The Use of Phantom Stock Plans is a Growing Compensation Trend
By Kris Houghton, CPA, Tax Partner, Meyers Bros.PC
In today's highly competitive labor market, the total compensation package that an employer offers to key personnel can make the difference in a company's ability to attract and retain the type of employees needed to run a successful business. Providing employees with cash salaries alone often just does not do enough to enable an employer to pick and choose from the best and brightest available employees. Employers must offer a full panoply of benefits to be able to recruit and retain employees.
The hottest compensation trends include not only ESOPs and other stock plans but also equity like incentive compensation programs. This article will discuss the latest trend and tax issues involved in one such plan: phantom stock plans.
The name “phantom stock” plan denotes that the employee participant does not receive actual stock, just phantom stock, which is a bookkeeping entry in an account kept for the employee under the plan. The employee, therefore, is not actually granted equity in the company. As a result, the employee does not attain the rights of a minority shareholder, such as the right to receive notice of shareholder meetings, the right to vote, and the right to inspect the books and records.
Although the features of phantom stock plans vary, there are some features that are common to most of these plans. Generally, a company establishes a phantom stock account for the employee and credits the account with fictional shares as they are granted or purchased. Sometimes phantom stock plans credit employees with an amount of deferred compensation each year, which the plan converts into an equivalent number of shares of phantom stock, which are credited to the employee's account. The employee's account avoids current taxation since it is merely a bookkeeping device.

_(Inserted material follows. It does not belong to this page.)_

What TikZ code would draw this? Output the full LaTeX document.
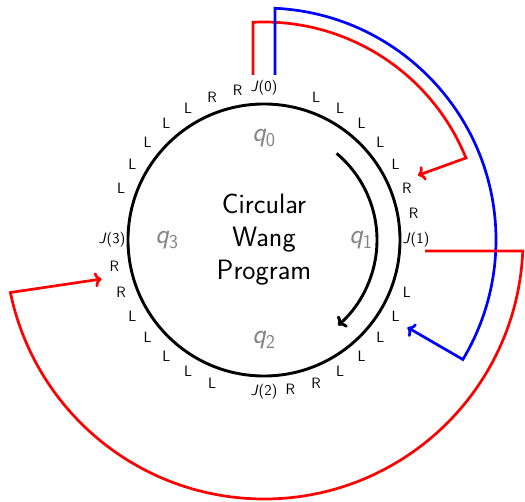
\documentclass[tikz,border=0pt]{standalone}
\usepackage{fontspec}
\usetikzlibrary{arrows.meta,calc}
\begin{document}
\begin{tikzpicture}[x=1pt,y=1pt]
\tikzset{
  lab/.style={font=\fontsize{15}{15}\selectfont\sffamily, inner sep=1pt},
  st/.style={font=\fontsize{28}{28}\selectfont\sffamily\itshape, text=black!48},
  ring/.style={line width=2.9pt},
  link/.style={line width=2.7pt, -{To[length=7pt,width=15pt]}},
}
\useasboundingbox (-264pt,-261pt) rectangle (261pt,240pt);
\node[circle, draw, ring, minimum size=272pt, inner sep=0pt, align=center,
      font=\fontsize{28}{33}\selectfont\sffamily] (prog) at (0,0) {Circular\\Wang\\Program};
\node[st] (q0) at (90:102pt) {q\textsubscript{\upshape 0}};
\node[st] (q1) at (0:97pt) {q\textsubscript{\upshape 1}};
\node[st] (q2) at (-90:100pt) {q\textsubscript{\upshape 2}};
\node[st] (q3) at (180:97pt) {q\textsubscript{\upshape 3}};
\foreach \k in {0,1,2,3} {
  \pgfmathsetmacro\b{90-90*\k}
  \node[lab] (j\k) at (\b:152pt) {\textit{J}(\k)};
  \foreach \i in {1,...,5} { \node[lab] (l\k\i) at ({\b-10-10*\i}:152pt) {L}; }
  \foreach \i in {1,2} { \node[lab] (r\k\i) at ({\b-60-10*\i}:152pt) {R}; }
}
% inner cycle arrow
\coordinate (c0) at (50:113pt);
\draw[ring, -{To[length=7pt,width=15pt]}] (c0) arc[start angle=50, end angle=-49, radius=113pt];
% red link J(0) -> R
\coordinate (a0) at (-11pt,165pt);
\coordinate (a1) at (22.8:167pt);
\draw[link, red] (a0) -- (92.9:218pt) arc[start angle=92.9, end angle=22.1, radius=218pt] -- (a1);
% blue link J(0) -> L
\coordinate (b0) at (11pt,165pt);
\coordinate (b1) at (-31.35:168pt);
\draw[link, blue] (b0) -- (87.3:232pt) arc[start angle=87.3, end angle=-31, radius=232pt] -- (b1);
% red link J(1) -> R
\coordinate (d0) at (161pt,-11pt);
\coordinate (d1) at (193.5:167pt);
\draw[link, red] (d0) -- (-2.43:259pt) arc[start angle=-2.43, end angle=-168.3, radius=259pt] -- (d1);
\end{tikzpicture}
\end{document}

In some plans, at the end of the deferral period the employee is paid an amount equal to the market value at that time of the shares credited to his account. If the phantom stock plan is structured in this manner, then the value of each unit of phantom stock equals the appreciation in fair market value of the stock between the date the unit is granted and the date the unit is paid. Some phantom stock plans credit to the employee's account the value of dividends as they are declared, so that the position of the employee even more closely resembles that of a shareholder. In this case, the phantom dividends are taxable as ordinary income to the employees and are deductible to the company. These plans are provided primarily as a form of incentive compensation, because the amount of the employee's deferred compensation increases with the value of the employer's stock.
Tax Treatment of Phantom Stock Plans The employees are taxed at ordinary income rates on the phantom stock awards at the time the awards are actually or constructively received in stock, cash, or both. The employer is generally entitled to a deduction in the year that the employee reports income. The income is reported on the employees W-2 and is also subject to withholding requirements.
Advantages and Disadvantages of Phantom Stock Plans For closely held companies that want to offer employees the ability to share in the company's success without giving the employee an actual equity stake in the business, phantom stock plans provide ideal flexibility. The company can utilize creative measuring criteria and vesting schedules that act as golden handcuffs to retain valued key employees and to align the employees' interests with those of the company. Furthermore, the company can offer economic compensation to its key employees without the burden of the obligations owned to actual shareholders.
The potential negative that exist with this type of plan are (1) the employee knows that they are not getting an actual ownership stake in the company, (2) the compensation leads to ordinary income, whereas it could lead to capital gain if true stock options were provided, and (3) an agreement regarding actual shareholder compensation is generally desirable since the amount withdrawn as salary effects the income available for dividends or equity growth.